#### What the task asks:
Only the lines from the one with "Write a Python" to the one with "hora_inicio = 4", both included, should be output, without any images.

#### Charts and diagrams as code:
=-=-=
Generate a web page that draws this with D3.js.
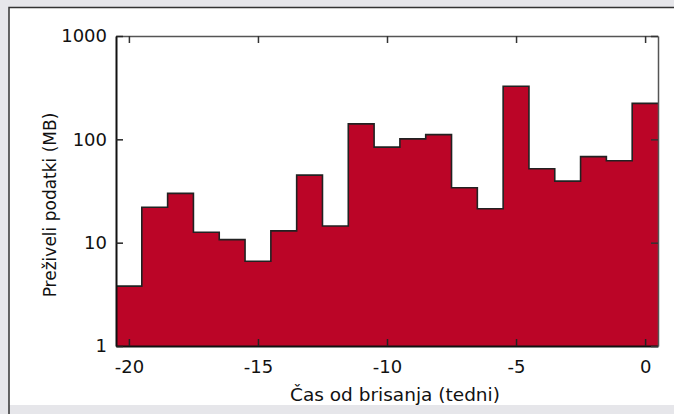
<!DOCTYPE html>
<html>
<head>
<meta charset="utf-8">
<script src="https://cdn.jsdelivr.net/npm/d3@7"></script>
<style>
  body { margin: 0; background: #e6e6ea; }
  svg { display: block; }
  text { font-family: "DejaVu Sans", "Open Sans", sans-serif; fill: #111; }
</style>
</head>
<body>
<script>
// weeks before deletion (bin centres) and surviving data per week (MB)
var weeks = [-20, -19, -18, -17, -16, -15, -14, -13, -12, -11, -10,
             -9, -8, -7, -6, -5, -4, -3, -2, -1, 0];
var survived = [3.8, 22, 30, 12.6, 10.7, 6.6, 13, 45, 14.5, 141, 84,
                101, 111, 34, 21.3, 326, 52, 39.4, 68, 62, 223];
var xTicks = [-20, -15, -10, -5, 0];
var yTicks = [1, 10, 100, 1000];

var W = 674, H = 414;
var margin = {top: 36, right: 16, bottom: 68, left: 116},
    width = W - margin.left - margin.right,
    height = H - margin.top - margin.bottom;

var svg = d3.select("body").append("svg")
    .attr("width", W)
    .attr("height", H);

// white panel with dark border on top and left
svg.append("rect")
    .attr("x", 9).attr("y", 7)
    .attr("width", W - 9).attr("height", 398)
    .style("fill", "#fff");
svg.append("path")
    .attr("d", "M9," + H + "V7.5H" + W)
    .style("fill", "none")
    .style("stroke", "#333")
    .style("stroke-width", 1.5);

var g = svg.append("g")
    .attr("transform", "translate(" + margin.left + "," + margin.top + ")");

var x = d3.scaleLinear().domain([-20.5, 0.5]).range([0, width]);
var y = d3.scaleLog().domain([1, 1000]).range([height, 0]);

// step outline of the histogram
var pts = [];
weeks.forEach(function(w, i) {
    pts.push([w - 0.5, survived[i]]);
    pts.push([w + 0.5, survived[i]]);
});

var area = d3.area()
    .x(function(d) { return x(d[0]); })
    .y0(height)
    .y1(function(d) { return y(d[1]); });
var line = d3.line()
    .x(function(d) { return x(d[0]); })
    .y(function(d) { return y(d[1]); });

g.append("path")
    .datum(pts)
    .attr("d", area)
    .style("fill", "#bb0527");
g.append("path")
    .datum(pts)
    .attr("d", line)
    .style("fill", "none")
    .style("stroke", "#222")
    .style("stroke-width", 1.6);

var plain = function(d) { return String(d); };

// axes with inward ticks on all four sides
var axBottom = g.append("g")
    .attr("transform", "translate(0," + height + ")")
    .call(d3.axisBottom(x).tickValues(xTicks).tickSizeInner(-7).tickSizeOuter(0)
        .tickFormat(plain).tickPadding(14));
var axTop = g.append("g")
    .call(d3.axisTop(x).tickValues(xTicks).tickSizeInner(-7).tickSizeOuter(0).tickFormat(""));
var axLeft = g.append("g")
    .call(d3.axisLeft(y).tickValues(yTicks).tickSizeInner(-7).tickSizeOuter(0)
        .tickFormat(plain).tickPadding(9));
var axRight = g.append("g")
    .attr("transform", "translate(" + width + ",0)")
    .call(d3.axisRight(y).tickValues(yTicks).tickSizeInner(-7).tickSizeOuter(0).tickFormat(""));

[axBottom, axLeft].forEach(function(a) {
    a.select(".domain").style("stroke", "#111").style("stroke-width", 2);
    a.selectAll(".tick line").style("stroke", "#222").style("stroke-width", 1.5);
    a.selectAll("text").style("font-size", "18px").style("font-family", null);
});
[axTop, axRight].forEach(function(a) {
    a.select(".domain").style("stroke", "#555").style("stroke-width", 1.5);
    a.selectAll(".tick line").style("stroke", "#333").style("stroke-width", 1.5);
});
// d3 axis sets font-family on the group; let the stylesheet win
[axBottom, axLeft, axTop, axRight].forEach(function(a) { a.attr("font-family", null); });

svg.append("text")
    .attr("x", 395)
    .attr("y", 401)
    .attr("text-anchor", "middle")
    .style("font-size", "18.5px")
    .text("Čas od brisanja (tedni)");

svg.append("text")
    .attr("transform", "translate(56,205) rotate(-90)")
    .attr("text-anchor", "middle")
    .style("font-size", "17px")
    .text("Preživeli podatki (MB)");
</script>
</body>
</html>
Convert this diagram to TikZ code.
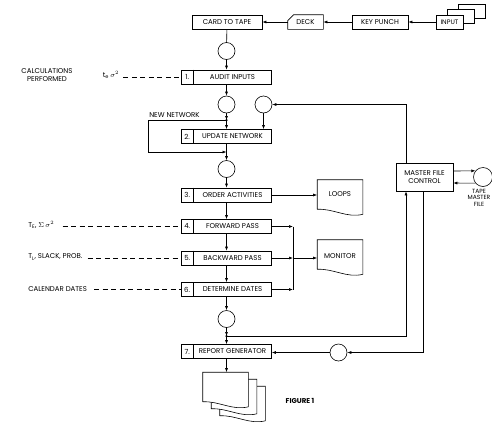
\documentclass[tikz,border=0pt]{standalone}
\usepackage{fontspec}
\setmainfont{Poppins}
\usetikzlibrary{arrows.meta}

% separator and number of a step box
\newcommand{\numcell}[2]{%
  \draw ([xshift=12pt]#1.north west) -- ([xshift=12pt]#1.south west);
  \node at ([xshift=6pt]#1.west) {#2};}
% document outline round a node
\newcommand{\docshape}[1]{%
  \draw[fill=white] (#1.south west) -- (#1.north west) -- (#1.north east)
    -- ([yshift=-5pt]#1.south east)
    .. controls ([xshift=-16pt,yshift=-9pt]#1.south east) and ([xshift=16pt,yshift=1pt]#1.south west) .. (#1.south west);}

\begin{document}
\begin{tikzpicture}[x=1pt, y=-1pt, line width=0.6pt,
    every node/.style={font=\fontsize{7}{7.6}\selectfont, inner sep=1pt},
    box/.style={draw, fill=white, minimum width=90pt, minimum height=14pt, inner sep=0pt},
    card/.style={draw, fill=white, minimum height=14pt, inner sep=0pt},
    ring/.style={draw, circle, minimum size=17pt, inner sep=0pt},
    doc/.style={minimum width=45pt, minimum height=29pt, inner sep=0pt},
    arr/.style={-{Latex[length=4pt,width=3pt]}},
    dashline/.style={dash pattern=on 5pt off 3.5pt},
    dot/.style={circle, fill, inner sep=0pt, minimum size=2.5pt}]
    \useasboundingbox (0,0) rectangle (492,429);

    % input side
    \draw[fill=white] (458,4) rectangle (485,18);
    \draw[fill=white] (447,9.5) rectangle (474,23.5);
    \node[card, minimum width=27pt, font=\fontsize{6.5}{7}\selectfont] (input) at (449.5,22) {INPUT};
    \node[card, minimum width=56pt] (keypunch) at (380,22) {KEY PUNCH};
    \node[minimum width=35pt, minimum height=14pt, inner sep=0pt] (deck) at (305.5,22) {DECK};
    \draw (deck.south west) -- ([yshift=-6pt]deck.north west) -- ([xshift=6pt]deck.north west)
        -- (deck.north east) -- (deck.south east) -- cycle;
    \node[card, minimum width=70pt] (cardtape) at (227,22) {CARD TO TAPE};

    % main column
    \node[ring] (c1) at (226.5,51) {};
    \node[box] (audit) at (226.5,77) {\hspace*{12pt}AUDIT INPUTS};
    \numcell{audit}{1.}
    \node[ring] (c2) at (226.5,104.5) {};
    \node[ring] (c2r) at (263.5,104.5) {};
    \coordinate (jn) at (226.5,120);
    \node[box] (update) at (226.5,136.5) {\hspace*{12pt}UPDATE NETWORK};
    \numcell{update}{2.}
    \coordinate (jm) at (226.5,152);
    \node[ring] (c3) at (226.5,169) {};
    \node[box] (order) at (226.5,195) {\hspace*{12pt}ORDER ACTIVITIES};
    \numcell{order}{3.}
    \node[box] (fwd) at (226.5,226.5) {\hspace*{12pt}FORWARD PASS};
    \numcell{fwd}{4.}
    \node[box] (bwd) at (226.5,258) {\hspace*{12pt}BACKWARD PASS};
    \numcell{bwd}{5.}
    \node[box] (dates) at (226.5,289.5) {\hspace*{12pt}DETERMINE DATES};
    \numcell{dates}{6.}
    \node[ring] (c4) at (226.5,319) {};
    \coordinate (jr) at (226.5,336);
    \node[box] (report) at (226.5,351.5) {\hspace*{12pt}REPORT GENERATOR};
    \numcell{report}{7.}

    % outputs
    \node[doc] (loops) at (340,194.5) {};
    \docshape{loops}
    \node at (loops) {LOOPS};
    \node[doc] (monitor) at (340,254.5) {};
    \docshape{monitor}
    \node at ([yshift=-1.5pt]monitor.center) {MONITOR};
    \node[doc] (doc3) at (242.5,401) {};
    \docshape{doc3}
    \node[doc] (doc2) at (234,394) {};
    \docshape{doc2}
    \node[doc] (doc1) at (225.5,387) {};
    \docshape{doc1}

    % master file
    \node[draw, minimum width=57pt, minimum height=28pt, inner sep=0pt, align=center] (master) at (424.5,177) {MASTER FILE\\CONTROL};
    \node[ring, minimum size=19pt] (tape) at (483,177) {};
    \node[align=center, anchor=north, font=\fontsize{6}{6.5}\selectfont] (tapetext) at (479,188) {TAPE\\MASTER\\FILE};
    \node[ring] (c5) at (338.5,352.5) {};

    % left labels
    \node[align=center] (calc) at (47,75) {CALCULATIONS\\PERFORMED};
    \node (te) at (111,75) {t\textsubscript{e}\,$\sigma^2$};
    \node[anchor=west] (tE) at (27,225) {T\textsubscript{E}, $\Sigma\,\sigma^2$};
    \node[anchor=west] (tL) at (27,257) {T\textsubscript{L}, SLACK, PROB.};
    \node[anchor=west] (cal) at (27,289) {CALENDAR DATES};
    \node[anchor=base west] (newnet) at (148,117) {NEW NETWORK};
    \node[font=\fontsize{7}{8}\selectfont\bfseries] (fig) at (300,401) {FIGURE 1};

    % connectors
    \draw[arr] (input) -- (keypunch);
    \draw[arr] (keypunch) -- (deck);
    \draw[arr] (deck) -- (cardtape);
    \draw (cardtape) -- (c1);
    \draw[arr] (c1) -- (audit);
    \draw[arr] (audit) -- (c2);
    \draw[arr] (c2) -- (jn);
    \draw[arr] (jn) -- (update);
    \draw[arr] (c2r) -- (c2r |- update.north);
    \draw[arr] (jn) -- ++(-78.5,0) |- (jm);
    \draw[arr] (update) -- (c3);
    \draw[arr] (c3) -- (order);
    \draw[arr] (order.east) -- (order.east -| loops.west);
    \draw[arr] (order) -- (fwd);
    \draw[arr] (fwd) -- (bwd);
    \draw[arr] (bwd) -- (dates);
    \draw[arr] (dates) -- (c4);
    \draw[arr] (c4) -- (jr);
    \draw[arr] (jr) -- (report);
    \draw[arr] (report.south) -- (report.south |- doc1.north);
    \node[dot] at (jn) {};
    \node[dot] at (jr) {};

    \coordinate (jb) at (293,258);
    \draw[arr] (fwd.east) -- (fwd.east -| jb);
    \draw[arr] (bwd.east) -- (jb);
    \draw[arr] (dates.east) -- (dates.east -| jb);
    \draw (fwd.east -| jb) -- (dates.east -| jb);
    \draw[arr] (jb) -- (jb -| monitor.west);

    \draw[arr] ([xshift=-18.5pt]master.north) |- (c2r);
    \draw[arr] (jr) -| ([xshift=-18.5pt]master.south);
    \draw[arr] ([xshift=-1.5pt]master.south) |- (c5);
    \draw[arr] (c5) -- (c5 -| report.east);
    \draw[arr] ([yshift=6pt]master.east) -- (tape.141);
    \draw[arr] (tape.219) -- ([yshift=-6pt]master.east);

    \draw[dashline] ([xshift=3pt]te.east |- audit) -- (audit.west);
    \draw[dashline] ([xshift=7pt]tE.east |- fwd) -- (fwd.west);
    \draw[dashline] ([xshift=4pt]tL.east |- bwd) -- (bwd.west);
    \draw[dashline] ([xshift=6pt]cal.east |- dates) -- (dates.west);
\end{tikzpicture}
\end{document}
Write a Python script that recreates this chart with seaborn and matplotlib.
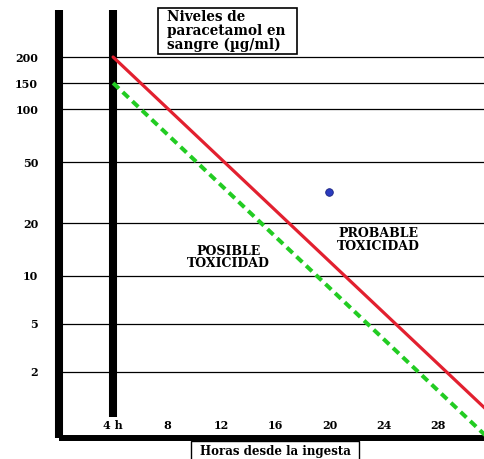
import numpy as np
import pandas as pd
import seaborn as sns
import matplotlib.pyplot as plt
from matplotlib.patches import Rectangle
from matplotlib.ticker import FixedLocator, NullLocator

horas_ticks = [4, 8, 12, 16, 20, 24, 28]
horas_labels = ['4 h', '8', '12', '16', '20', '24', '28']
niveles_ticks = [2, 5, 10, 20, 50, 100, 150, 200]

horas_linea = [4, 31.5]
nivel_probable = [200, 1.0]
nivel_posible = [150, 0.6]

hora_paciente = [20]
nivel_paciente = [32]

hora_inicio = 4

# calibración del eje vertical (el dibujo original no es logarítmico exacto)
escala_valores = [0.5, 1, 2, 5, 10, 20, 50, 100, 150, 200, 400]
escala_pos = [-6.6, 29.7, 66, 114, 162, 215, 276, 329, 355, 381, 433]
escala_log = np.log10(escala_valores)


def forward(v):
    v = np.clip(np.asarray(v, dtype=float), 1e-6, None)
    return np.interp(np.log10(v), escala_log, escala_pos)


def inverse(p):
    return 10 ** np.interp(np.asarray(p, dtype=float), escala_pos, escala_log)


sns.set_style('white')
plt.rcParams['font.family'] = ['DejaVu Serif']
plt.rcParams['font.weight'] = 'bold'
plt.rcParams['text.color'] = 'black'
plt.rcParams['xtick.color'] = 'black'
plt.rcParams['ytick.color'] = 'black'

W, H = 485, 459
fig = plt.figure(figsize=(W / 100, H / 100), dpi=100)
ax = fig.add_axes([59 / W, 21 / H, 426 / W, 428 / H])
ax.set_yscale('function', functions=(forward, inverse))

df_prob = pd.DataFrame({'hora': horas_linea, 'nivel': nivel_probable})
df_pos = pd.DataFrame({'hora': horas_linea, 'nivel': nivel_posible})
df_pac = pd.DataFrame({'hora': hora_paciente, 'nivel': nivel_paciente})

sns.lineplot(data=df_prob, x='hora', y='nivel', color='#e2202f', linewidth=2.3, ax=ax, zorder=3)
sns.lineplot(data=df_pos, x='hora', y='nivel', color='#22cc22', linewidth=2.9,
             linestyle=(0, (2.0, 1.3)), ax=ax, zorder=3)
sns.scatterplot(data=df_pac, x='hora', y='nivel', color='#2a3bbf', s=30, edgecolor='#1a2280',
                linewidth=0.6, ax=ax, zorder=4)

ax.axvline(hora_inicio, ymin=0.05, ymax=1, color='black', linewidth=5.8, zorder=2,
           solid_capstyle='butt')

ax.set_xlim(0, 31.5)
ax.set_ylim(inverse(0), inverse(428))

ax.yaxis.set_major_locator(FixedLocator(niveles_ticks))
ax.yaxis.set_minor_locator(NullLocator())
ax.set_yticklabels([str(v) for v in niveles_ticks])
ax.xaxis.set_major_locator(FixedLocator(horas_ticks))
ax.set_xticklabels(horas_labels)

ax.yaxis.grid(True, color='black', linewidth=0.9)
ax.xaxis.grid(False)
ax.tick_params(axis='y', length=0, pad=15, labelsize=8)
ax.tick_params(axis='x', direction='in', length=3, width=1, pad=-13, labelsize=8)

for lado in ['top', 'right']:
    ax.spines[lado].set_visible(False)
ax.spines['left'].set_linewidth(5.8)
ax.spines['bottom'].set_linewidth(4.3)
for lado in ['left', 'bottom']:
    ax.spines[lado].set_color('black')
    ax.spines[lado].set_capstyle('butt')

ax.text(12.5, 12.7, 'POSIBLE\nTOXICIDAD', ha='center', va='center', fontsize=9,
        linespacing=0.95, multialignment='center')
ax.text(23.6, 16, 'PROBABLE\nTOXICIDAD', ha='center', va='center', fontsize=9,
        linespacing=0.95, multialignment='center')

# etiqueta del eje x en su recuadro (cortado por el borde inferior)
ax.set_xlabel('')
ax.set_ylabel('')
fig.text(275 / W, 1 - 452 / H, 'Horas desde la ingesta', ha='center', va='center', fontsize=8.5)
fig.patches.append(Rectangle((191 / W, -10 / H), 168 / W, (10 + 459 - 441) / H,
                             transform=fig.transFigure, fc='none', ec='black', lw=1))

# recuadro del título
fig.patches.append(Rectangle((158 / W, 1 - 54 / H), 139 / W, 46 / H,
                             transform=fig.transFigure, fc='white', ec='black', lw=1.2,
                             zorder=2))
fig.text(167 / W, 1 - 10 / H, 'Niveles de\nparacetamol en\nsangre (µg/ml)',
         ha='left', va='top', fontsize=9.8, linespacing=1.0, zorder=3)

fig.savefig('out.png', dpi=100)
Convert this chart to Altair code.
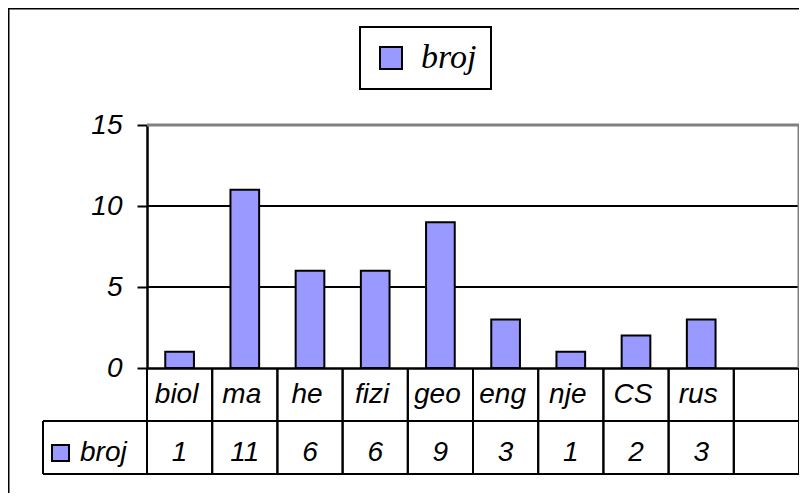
=-=-=
#### The answer:
Write a Python script that recreates this chart with seaborn and matplotlib.
import numpy as np
import pandas as pd
import seaborn as sns
import matplotlib.pyplot as plt
from matplotlib.patches import Rectangle
from matplotlib.ticker import FixedLocator, NullLocator

horas_ticks = [4, 8, 12, 16, 20, 24, 28]
horas_labels = ['4 h', '8', '12', '16', '20', '24', '28']
niveles_ticks = [2, 5, 10, 20, 50, 100, 150, 200]

horas_linea = [4, 31.5]
nivel_probable = [200, 1.0]
nivel_posible = [150, 0.6]

hora_paciente = [20]
nivel_paciente = [32]

hora_inicio = 4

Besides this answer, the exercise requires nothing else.